Vine cuttings from the Cape of Good Hope were brought to the penal colony of New South Wales by Governor Phillip on the First Fleet (1788). An attempt at wine making from these first vines failed, but with perseverance, other settlers managed to successfully cultivate vines for winemaking, and Australian made wine was available for sale domestically by the 1820s. In 1822 Gregory Blaxland became the first person to export Australian wine, and was the first winemaker to win an overseas award. In 1830 vineyards were established in the Hunter Valley. In 1833 James Busby returned from France and Spain with a serious selection of grape varieties including most classic French grapes and a good selection of grapes for fortified wine production.
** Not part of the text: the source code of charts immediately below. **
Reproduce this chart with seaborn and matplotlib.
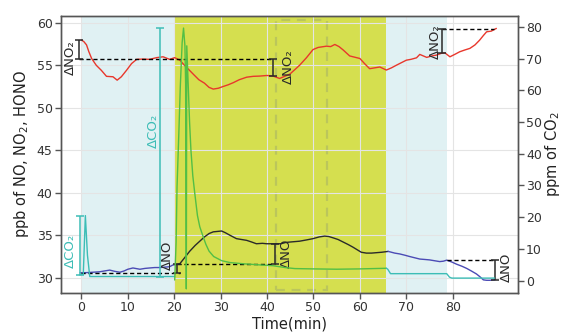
import numpy as np
import pandas as pd
import matplotlib
matplotlib.use("Agg")
import matplotlib.pyplot as plt
import seaborn as sns
from matplotlib.patches import Rectangle

# ---------------- data ----------------
# NO2 (ppb, left axis)
no2_t = [0, 0.5, 1.1, 1.6, 2.2, 3.2, 4.3, 5.4, 6.8, 7.7, 8.6, 9.7, 10.8, 11.9, 13.3, 14.7,
         16.2, 17.6, 19.0, 20.1, 21.2, 22.2, 23.3, 24.2, 25.3, 26.5, 27.5, 28.4, 29.5, 30.5,
         31.6, 32.7, 34.0, 35.6, 37.0, 38.4, 40.0, 41.3, 42.7, 44.9, 46.0, 47.0, 48.5, 49.9,
         51.0, 52.8, 53.7, 54.6, 55.5, 56.4, 57.8, 60.0, 61.0, 62.1, 63.2, 64.3, 65.7, 66.8,
         67.9, 70.0, 71.0, 72.2, 72.9, 74.4, 75.5, 76.5, 77.5, 78.3, 79.4, 80.5, 81.5, 82.6,
         83.7, 84.8, 85.8, 86.6, 87.3, 88.3, 89.4]
no2_v = [57.96, 57.8, 57.4, 56.6, 55.8, 55.0, 54.4, 53.7, 53.65, 53.25, 53.65, 54.4, 55.2, 55.7,
         55.73, 55.7, 55.9, 56.0, 55.7, 55.9, 55.6, 55.0, 54.4, 53.9, 53.3, 52.9, 52.4, 52.2,
         52.3, 52.5, 52.7, 52.95, 53.3, 53.6, 53.7, 53.73, 53.8, 53.73, 53.45, 53.96, 54.5,
         55.0, 55.9, 56.85, 57.1, 57.25, 57.2, 57.45, 57.2, 56.8, 56.1, 55.8, 55.2, 54.6, 54.7,
         54.8, 54.44, 54.7, 55.02, 55.6, 55.7, 55.88, 56.28, 55.93, 56.1, 56.2, 56.4, 56.47,
         56.0, 56.3, 56.59, 56.8, 56.99, 57.4, 57.96, 58.5, 58.94, 59.02, 59.34]

# NO (ppb, left axis): before, during and after the irradiation period
no_pre_t = [-0.3, 1.0, 2.5, 3.9, 5.0, 6.1, 7.2, 8.3, 9.2, 10.0, 11.1, 12.6, 13.7, 14.7, 15.8,
            16.9, 18.0, 19.0, 19.7, 20.5]
no_pre_v = [30.58, 30.6, 30.65, 30.7, 30.8, 30.9, 30.75, 30.65, 30.8, 31.0, 31.15, 31.0, 31.1,
            31.15, 31.2, 31.2, 31.25, 31.3, 31.5, 31.55]
no_mid_t = [20.5, 21.2, 22.3, 23.3, 24.5, 25.5, 26.5, 27.5, 28.4, 29.3, 30.2, 31.0, 32.0, 33.4,
            34.5, 35.6, 36.7, 37.7, 39.0, 39.9, 41.0, 42.0, 43.0, 44.0, 44.9, 47.0, 48.5, 49.9,
            51.2, 52.4, 53.3, 54.2, 55.3, 56.4, 57.5, 58.5, 59.4, 60.3, 61.4, 62.5, 63.6, 64.7,
            66.1]
no_mid_v = [31.55, 31.65, 32.4, 33.1, 33.8, 34.3, 34.8, 35.2, 35.4, 35.45, 35.5, 35.3, 35.0,
            34.6, 34.5, 34.4, 34.2, 34.0, 34.05, 34.0, 34.0, 34.0, 34.0, 34.15, 34.2, 34.3,
            34.45, 34.6, 34.8, 34.9, 34.85, 34.7, 34.5, 34.2, 33.9, 33.6, 33.3, 33.0, 32.9,
            32.9, 32.95, 33.0, 33.1]
no_post_t = [66.1, 67.5, 68.6, 69.7, 70.7, 71.8, 72.9, 74.0, 75.0, 76.1, 77.2, 78.0, 78.7, 79.8,
             80.8, 82.0, 83.0, 84.0, 85.1, 85.9, 86.6, 87.3, 88.0, 89.1]
no_post_v = [33.1, 32.9, 32.8, 32.65, 32.5, 32.35, 32.2, 32.15, 32.1, 32.0, 31.9, 31.95, 32.07,
             31.85, 31.6, 31.35, 31.1, 30.8, 30.45, 30.1, 29.75, 29.7, 29.7, 29.75]

# CO2 (ppm, right axis)
co2_pre_t = [-0.4, 0.4, 0.85, 1.3, 1.8, 5.0, 10.0, 15.0, 20.1]
co2_pre_v = [1.8, 2.0, 20.5, 8.0, 1.3, 1.3, 1.3, 1.3, 1.3]
co2_mid_t = [20.1, 20.4, 20.6, 21.0, 21.3, 21.7, 22.0, 22.3, 22.45, 22.6, 22.7, 23.0, 23.3,
             23.6, 24.0, 24.4, 25.0, 25.5, 26.1, 26.8, 27.5, 28.5, 30.2, 32.0, 35.0, 38.0,
             41.3, 44.0, 46.0, 50.0, 55.0, 60.0, 65.7]
co2_mid_v = [0.2, 12.0, 29.5, 47.0, 61.0, 75.0, 79.6, 74.0, 62.0, -2.6, 74.0, 62.0, 50.0,
             41.0, 33.0, 27.8, 20.5, 17.0, 14.4, 11.5, 9.3, 7.6, 6.3, 5.7, 5.3, 5.0, 4.7, 4.1,
             3.8, 3.7, 3.6, 3.7, 3.9]
co2_post_t = [65.7, 66.0, 66.6, 70.0, 75.0, 78.7, 79.3, 79.8, 85.0, 89.0]
co2_post_v = [3.9, 3.6, 2.2, 2.2, 2.2, 2.2, 1.1, 0.8, 0.8, 0.8]

# change markers: time, lower level, upper level
dno2_t, dno2_lo, dno2_hi = [-0.6, 41.3, 77.7], [55.73, 53.73, 56.4], [57.96, 55.73, 59.22]
dno_t, dno_lo, dno_hi = [20.7, 41.7, 89.1], [30.5, 31.6, 29.7], [31.6, 34.0, 32.07]
dco2_t, dco2_lo, dco2_hi = [-0.4, 16.9], [1.8, 1.3], [20.5, 79.6]

# reference levels: start, end, level
no2_ref = [(-0.6, 41.3, 55.73), (77.7, 89.0, 59.22)]
no_ref = [(0.0, 21.2, 30.5), (20.7, 41.7, 31.6), (78.7, 89.1, 32.07)]

# experiment phases
phase_edges = [0, 20, 65.7, 78.7]
box_range = (42.0, 53.0)

# ---------------- style ----------------
sns.set_theme(style="whitegrid")
plt.rcParams['font.family'] = ['DejaVu Sans']

RED = '#e8372c'
BLUE = '#4b4bb5'
DARK = '#2a2a2a'
CYAN = '#3dbdb6'
GREEN = '#52bf45'
LIGHT = '#e0f1f3'
YELLOW = '#d5df4f'
SPINE = '#555555'

fig, ax = plt.subplots(figsize=(5.64, 3.32), dpi=100)
fig.subplots_adjust(left=61 / 564, right=517.7 / 564, bottom=1 - 292.7 / 332, top=1 - 16 / 332)

ax.set_xlim(-4.4, 94)
ax.set_ylim(28.24, 60.8)
ax.set_axisbelow('line')
ax.grid(True, color='#e4e4e4', lw=0.8)

# phase shading
ax.axvspan(phase_edges[0], phase_edges[1], color=LIGHT, lw=0, zorder=0.2)
ax.axvspan(phase_edges[1], phase_edges[2], color=YELLOW, lw=0, zorder=0.2)
ax.axvspan(phase_edges[2], phase_edges[3], color=LIGHT, lw=0, zorder=0.2)
ax.add_patch(Rectangle((box_range[0], 0.01), box_range[1] - box_range[0], 0.975,
                       transform=ax.get_xaxis_transform(), fill=False,
                       edgecolor=(0.55, 0.6, 0.45, 0.35), ls=(0, (4, 3)), lw=1.6, zorder=1))

lw = 1.0
sns.lineplot(x=no2_t, y=no2_v, ax=ax, color=RED, lw=lw, estimator=None, sort=False)
sns.lineplot(x=no_pre_t, y=no_pre_v, ax=ax, color=BLUE, lw=lw, estimator=None, sort=False)
sns.lineplot(x=no_mid_t, y=no_mid_v, ax=ax, color=DARK, lw=lw, estimator=None, sort=False)
sns.lineplot(x=no_post_t, y=no_post_v, ax=ax, color=BLUE, lw=lw, estimator=None, sort=False)

dash = (0, (3, 2))
for x0, x1, y in no2_ref + no_ref:
    ax.plot([x0, x1], [y, y], color='black', ls=dash, lw=1.0, zorder=3)

for t, lo, hi in zip(dno2_t, dno2_lo, dno2_hi):
    ax.errorbar(t, (lo + hi) / 2, yerr=(hi - lo) / 2, fmt='none', ecolor=DARK,
                elinewidth=1.1, capsize=3, capthick=1.1, zorder=4)
for t, lo, hi in zip(dno_t, dno_lo, dno_hi):
    ax.errorbar(t, (lo + hi) / 2, yerr=(hi - lo) / 2, fmt='none', ecolor=DARK,
                elinewidth=1.1, capsize=3, capthick=1.1, zorder=4)

lab = dict(rotation=90, ha='center', va='center', fontsize=9.5, color=DARK)
ax.text(-2.3, 55.96, 'ΔNO₂', **lab)
ax.text(44.5, 54.79, 'ΔNO₂', **lab)
ax.text(76.25, 57.79, 'ΔNO₂', **lab)
ax.text(18.6, 32.67, 'ΔNO', **lab)
ax.text(44.2, 32.9, 'ΔNO', **lab)
ax.text(91.55, 31.26, 'ΔNO', **lab)

ax.set_xticks(np.arange(0, 81, 10))
ax.set_yticks(np.arange(30, 61, 5))
ax.set_xlabel('Time(min)', fontsize=10.5, color='#222222', labelpad=2)
ax.set_ylabel(r'ppb of NO, NO$_2$, HONO', fontsize=10.5, color='#222222')

# CO2 on the right axis
ax2 = ax.twinx()
ax2.set_ylim(-3.8, 83.4)
ax2.grid(False)
sns.lineplot(x=co2_pre_t, y=co2_pre_v, ax=ax2, color=CYAN, lw=lw, estimator=None, sort=False)
sns.lineplot(x=co2_mid_t, y=co2_mid_v, ax=ax2, color=GREEN, lw=lw, estimator=None, sort=False)
sns.lineplot(x=co2_post_t, y=co2_post_v, ax=ax2, color=CYAN, lw=lw, estimator=None, sort=False)
for t, lo, hi in zip(dco2_t, dco2_lo, dco2_hi):
    ax2.errorbar(t, (lo + hi) / 2, yerr=(hi - lo) / 2, fmt='none', ecolor=CYAN,
                 elinewidth=1.1, capsize=3, capthick=1.1, zorder=4)
lab2 = dict(lab, color=CYAN)
ax2.text(-2.3, 9.4, 'ΔCO₂', **lab2)
ax2.text(15.4, 47.2, 'ΔCO₂', **lab2)
ax2.set_yticks(np.arange(0, 81, 10))
ax2.set_ylabel(r'ppm of CO$_2$', fontsize=10.5, color='#222222', labelpad=1)

for a in (ax, ax2):
    a.tick_params(axis='both', which='major', length=4, width=1, color=SPINE,
                  labelsize=9, labelcolor='#333333', pad=2)
    for s in a.spines.values():
        s.set_color(SPINE)
        s.set_linewidth(1.0)
ax.tick_params(bottom=True, left=True)
ax2.tick_params(right=True)

fig.savefig('out.png', dpi=100)
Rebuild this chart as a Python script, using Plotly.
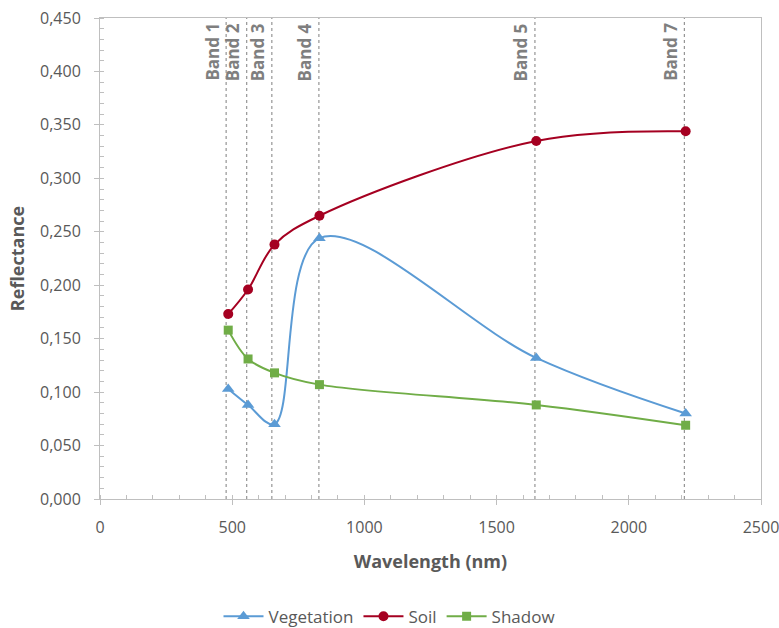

Wine from the Adelaide Hills was sent to Queen Victoria in 1844, but there is no evidence that she placed an order as a result. The production and quality of Australian wine was much improved by the arrival of free settlers from various parts of Europe, who used their skills and knowledge to establish some of Australia’s premier wine regions. For example, emigrants from Prussia in the mid 1850s were important in establishing South Australia’s Barossa Valley as a winemaking region.
Early Australian winemakers faced many difficulties, particularly due to the unfamiliar Australian climate. However they eventually achieved considerable success. “At the 1873 Vienna Exhibition the French judges, tasting blind, praised some wines from Victoria, but withdrew in protest when the provenance of the wine was revealed, on the grounds that wines of that quality must clearly be French.” Australian wines continued to win high honours in French competitions. A Victorian Syrah (also called Shiraz) competing in the 1878 Paris Exhibition was likened to Ch”teau Margaux and “its taste completed its trinity of perfection.” One Australian wine won a gold medal “first class” at the 1882 Bordeaux International Exhibition and another won a gold medal “against the world” at the 1889 Paris International Exhibition. That was all before the destructive effects on the industry of the phylloxera epidemic.
In the decades following the devastation caused by phylloxera until the late 1970s, Australian wine production consisted largely, but not exclusively, of sweet and fortified wines. Since then, Australia has rapidly become a world leader in both the quantity and quality of wines it produces. For example, Australian wine exports to the US rose from 578,000 cases in 1990 to 20,000,000 cases in 2004 and in 2000 it exported more wine than France to the UK for the first time in history.
The industry has also suffered hard times in the last 20 years. In the late 1980s, governments sponsored growers to pull out their vines to overcome a glut of winegrapes. Low grape prices in 2005 and 2006 have led to calls for another sponsored vine pull. Cleanskin wines were introduced into Australia during the 1960s as a means to combat oversupply and poor sales.
In recent years organic and biodynamic wines have been increasing in popularity, following a worldwide trend. In 2004 Australia hosted the First International Biodynamic Wine Forum in Beechworth, Victoria which brought together biodynamic wine producers from around the globe. Despite the overproduction of grapes many organic and biodynamic growers have enjoyed continuing demand thanks to the premium prices winemakers can charge for their organic and biodynamic products, particularly in the European market.
The Australian Wine Industry is the fourth largest exporter of wine around the world, with 760 million litres a year to a large international export market and contributes $5.5 billion per annum to the nation’s economy. Australian wine accounts for a very large imported wine market share in South Asian countries and is the second largest imported wine in India with a market share of 16%. There is also a significant domestic market for Australian wines, with Australians consuming nearly 500 million litres of wine per year. Wine is produced in every state, with more than 60 designated wine regions totaling approximately 160,000 hectares; however Australia’s wine regions are mainly in the southern, cooler parts of the country, with vineyards located in South Australia, New South Wales, Victoria, and Western Australia. The wine regions in each of these states produce different wine varieties and styles that take advantage of the particular Terroir such as: climatic differences, topography and soil types. With the major varieties being predominantly Shiraz, Cabernet Sauvignon, Chardonnay, Merlot, Semillon, Pinot Noir, Riesling, and Sauvignon Blanc. Wines are often labeled with the name of their grape variety, which must constitute at least 85 percent of the wine. The wine industry is a significant contributor to the Australian economy through production, employment, export and tourism.